* [What the exercise asks]
Repeat the records in full and exactly, omitting pictures.

[Charts and diagrams as code]
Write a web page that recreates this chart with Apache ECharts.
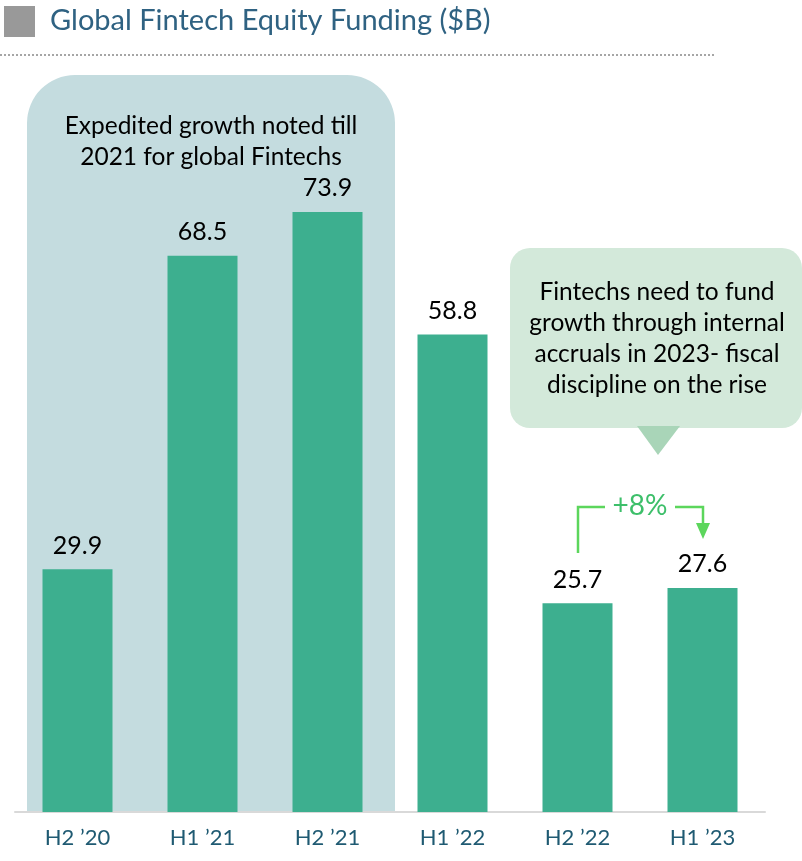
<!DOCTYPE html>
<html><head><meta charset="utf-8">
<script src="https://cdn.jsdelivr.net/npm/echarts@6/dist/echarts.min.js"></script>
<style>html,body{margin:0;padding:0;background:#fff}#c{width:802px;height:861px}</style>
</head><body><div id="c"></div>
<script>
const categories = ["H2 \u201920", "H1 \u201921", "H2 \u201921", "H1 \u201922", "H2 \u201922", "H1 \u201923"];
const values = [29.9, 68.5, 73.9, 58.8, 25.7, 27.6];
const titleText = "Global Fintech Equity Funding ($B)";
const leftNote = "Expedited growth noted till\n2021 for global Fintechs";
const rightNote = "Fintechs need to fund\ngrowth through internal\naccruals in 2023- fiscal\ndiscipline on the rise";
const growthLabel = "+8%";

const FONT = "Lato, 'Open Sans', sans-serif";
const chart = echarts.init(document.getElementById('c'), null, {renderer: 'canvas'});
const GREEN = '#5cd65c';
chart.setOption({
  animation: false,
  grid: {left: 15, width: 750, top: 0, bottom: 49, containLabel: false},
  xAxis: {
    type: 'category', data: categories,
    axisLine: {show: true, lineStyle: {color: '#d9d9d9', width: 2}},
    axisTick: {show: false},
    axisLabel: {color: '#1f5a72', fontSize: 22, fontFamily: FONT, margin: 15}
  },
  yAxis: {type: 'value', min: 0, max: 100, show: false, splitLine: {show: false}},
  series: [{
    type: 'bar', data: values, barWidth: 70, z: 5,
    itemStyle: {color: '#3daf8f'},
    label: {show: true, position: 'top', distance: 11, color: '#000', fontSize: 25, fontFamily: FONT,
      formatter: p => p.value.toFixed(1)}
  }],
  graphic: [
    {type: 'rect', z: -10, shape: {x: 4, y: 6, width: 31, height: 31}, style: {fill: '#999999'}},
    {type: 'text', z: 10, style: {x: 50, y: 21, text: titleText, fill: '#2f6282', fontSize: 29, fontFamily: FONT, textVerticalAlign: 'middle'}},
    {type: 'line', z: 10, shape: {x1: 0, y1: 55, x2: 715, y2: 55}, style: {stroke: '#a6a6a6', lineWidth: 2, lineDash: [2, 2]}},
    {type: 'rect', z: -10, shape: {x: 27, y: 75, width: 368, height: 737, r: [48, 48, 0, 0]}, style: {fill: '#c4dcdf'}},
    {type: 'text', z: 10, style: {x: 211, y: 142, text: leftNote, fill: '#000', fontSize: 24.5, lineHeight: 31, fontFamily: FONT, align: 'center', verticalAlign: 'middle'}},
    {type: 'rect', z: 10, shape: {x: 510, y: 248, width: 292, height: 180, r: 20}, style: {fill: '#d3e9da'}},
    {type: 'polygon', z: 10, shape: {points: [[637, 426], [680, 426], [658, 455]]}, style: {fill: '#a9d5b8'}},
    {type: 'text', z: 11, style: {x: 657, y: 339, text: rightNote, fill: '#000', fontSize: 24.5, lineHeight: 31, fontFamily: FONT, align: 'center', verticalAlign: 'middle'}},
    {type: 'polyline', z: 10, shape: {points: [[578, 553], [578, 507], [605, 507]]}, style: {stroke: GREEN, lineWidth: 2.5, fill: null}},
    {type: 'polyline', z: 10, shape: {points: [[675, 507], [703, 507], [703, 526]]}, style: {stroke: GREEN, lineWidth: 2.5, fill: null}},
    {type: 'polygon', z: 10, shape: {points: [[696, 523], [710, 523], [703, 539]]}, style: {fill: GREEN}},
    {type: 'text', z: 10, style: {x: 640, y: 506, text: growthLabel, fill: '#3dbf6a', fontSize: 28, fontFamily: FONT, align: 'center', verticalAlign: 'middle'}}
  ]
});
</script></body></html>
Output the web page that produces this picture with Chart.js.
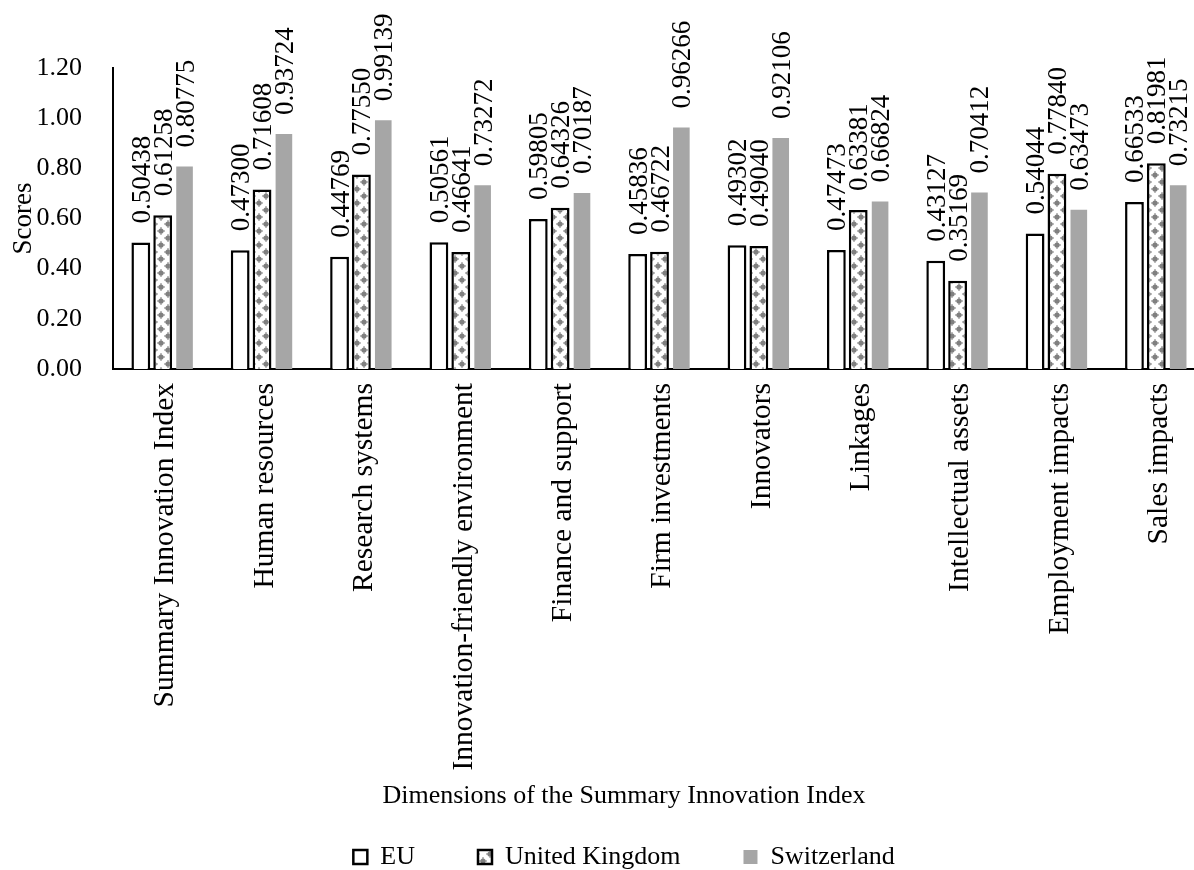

* [Solution to this exercise]
Write a web page that recreates this chart with Apache ECharts.
<!DOCTYPE html>
<html><head><meta charset="utf-8">
<script src="https://cdn.jsdelivr.net/npm/echarts@6/dist/echarts.min.js"></script>
<style>html,body{margin:0;padding:0;background:#fff}#c{width:802px;height:861px}</style>
</head><body><div id="c"></div>
<script>
const categories = ["H2 \u201920", "H1 \u201921", "H2 \u201921", "H1 \u201922", "H2 \u201922", "H1 \u201923"];
const values = [29.9, 68.5, 73.9, 58.8, 25.7, 27.6];
const titleText = "Global Fintech Equity Funding ($B)";
const leftNote = "Expedited growth noted till\n2021 for global Fintechs";
const rightNote = "Fintechs need to fund\ngrowth through internal\naccruals in 2023- fiscal\ndiscipline on the rise";
const growthLabel = "+8%";

const FONT = "Lato, 'Open Sans', sans-serif";
const chart = echarts.init(document.getElementById('c'), null, {renderer: 'canvas'});
const GREEN = '#5cd65c';
chart.setOption({
  animation: false,
  grid: {left: 15, width: 750, top: 0, bottom: 49, containLabel: false},
  xAxis: {
    type: 'category', data: categories,
    axisLine: {show: true, lineStyle: {color: '#d9d9d9', width: 2}},
    axisTick: {show: false},
    axisLabel: {color: '#1f5a72', fontSize: 22, fontFamily: FONT, margin: 15}
  },
  yAxis: {type: 'value', min: 0, max: 100, show: false, splitLine: {show: false}},
  series: [{
    type: 'bar', data: values, barWidth: 70, z: 5,
    itemStyle: {color: '#3daf8f'},
    label: {show: true, position: 'top', distance: 11, color: '#000', fontSize: 25, fontFamily: FONT,
      formatter: p => p.value.toFixed(1)}
  }],
  graphic: [
    {type: 'rect', z: -10, shape: {x: 4, y: 6, width: 31, height: 31}, style: {fill: '#999999'}},
    {type: 'text', z: 10, style: {x: 50, y: 21, text: titleText, fill: '#2f6282', fontSize: 29, fontFamily: FONT, textVerticalAlign: 'middle'}},
    {type: 'line', z: 10, shape: {x1: 0, y1: 55, x2: 715, y2: 55}, style: {stroke: '#a6a6a6', lineWidth: 2, lineDash: [2, 2]}},
    {type: 'rect', z: -10, shape: {x: 27, y: 75, width: 368, height: 737, r: [48, 48, 0, 0]}, style: {fill: '#c4dcdf'}},
    {type: 'text', z: 10, style: {x: 211, y: 142, text: leftNote, fill: '#000', fontSize: 24.5, lineHeight: 31, fontFamily: FONT, align: 'center', verticalAlign: 'middle'}},
    {type: 'rect', z: 10, shape: {x: 510, y: 248, width: 292, height: 180, r: 20}, style: {fill: '#d3e9da'}},
    {type: 'polygon', z: 10, shape: {points: [[637, 426], [680, 426], [658, 455]]}, style: {fill: '#a9d5b8'}},
    {type: 'text', z: 11, style: {x: 657, y: 339, text: rightNote, fill: '#000', fontSize: 24.5, lineHeight: 31, fontFamily: FONT, align: 'center', verticalAlign: 'middle'}},
    {type: 'polyline', z: 10, shape: {points: [[578, 553], [578, 507], [605, 507]]}, style: {stroke: GREEN, lineWidth: 2.5, fill: null}},
    {type: 'polyline', z: 10, shape: {points: [[675, 507], [703, 507], [703, 526]]}, style: {stroke: GREEN, lineWidth: 2.5, fill: null}},
    {type: 'polygon', z: 10, shape: {points: [[696, 523], [710, 523], [703, 539]]}, style: {fill: GREEN}},
    {type: 'text', z: 10, style: {x: 640, y: 506, text: growthLabel, fill: '#3dbf6a', fontSize: 28, fontFamily: FONT, align: 'center', verticalAlign: 'middle'}}
  ]
});
</script></body></html>
Output the web page that produces this picture with Chart.js.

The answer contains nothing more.